| DATA LINES |
-*-

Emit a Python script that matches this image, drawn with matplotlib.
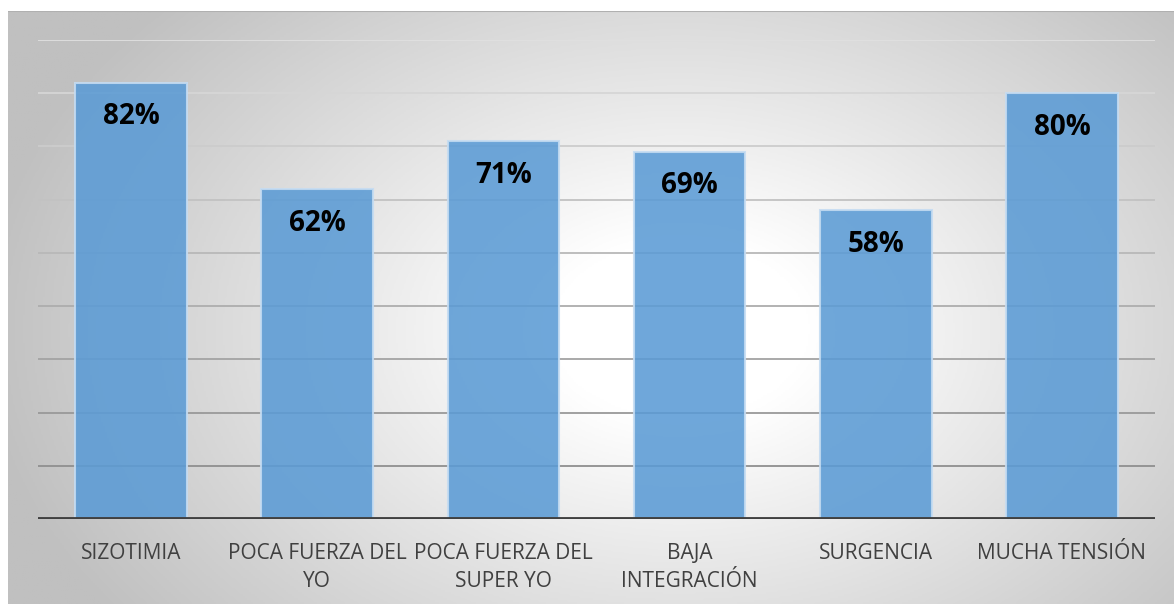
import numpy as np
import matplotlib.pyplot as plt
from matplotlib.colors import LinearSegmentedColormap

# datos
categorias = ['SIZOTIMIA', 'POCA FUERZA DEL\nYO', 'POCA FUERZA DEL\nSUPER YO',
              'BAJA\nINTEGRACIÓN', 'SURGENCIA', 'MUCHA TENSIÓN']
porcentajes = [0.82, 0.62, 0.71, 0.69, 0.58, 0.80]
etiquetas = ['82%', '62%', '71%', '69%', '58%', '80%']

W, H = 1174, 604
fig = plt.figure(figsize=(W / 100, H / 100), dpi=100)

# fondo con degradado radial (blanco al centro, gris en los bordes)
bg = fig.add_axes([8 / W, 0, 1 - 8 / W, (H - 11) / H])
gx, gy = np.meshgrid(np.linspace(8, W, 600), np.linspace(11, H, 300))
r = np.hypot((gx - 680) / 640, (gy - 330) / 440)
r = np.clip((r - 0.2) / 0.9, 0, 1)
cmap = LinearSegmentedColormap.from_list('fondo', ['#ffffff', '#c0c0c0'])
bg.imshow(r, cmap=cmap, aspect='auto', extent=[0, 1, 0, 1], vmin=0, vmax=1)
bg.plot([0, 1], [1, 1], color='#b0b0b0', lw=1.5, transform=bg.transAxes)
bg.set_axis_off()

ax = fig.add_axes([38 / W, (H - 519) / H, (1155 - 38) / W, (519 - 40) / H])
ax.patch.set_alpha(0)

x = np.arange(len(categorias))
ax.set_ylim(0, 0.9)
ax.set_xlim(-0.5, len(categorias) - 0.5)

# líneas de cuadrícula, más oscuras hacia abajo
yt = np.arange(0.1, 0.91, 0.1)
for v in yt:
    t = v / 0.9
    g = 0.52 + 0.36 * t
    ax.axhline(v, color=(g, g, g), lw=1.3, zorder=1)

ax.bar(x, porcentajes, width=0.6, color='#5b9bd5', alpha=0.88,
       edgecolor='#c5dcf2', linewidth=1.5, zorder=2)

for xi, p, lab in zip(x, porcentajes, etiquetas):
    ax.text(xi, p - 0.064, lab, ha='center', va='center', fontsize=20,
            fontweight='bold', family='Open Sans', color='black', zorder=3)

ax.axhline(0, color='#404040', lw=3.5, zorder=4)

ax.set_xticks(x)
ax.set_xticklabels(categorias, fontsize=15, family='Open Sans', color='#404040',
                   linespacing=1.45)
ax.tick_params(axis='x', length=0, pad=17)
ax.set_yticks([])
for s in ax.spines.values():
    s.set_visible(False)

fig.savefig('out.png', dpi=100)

-*-

| PROBLEM TO SOLVE |
Only lines belong in the copy: transcribe those from the start of the data through the line that contains "fig = plt.figure(figsize=(W", and skip the pictures.

| COMPLETED TASK |
Emit a Python script that matches this image, drawn with matplotlib.
import numpy as np
import matplotlib.pyplot as plt
from matplotlib.colors import LinearSegmentedColormap

# datos
categorias = ['SIZOTIMIA', 'POCA FUERZA DEL\nYO', 'POCA FUERZA DEL\nSUPER YO',
              'BAJA\nINTEGRACIÓN', 'SURGENCIA', 'MUCHA TENSIÓN']
porcentajes = [0.82, 0.62, 0.71, 0.69, 0.58, 0.80]
etiquetas = ['82%', '62%', '71%', '69%', '58%', '80%']

W, H = 1174, 604
fig = plt.figure(figsize=(W / 100, H / 100), dpi=100)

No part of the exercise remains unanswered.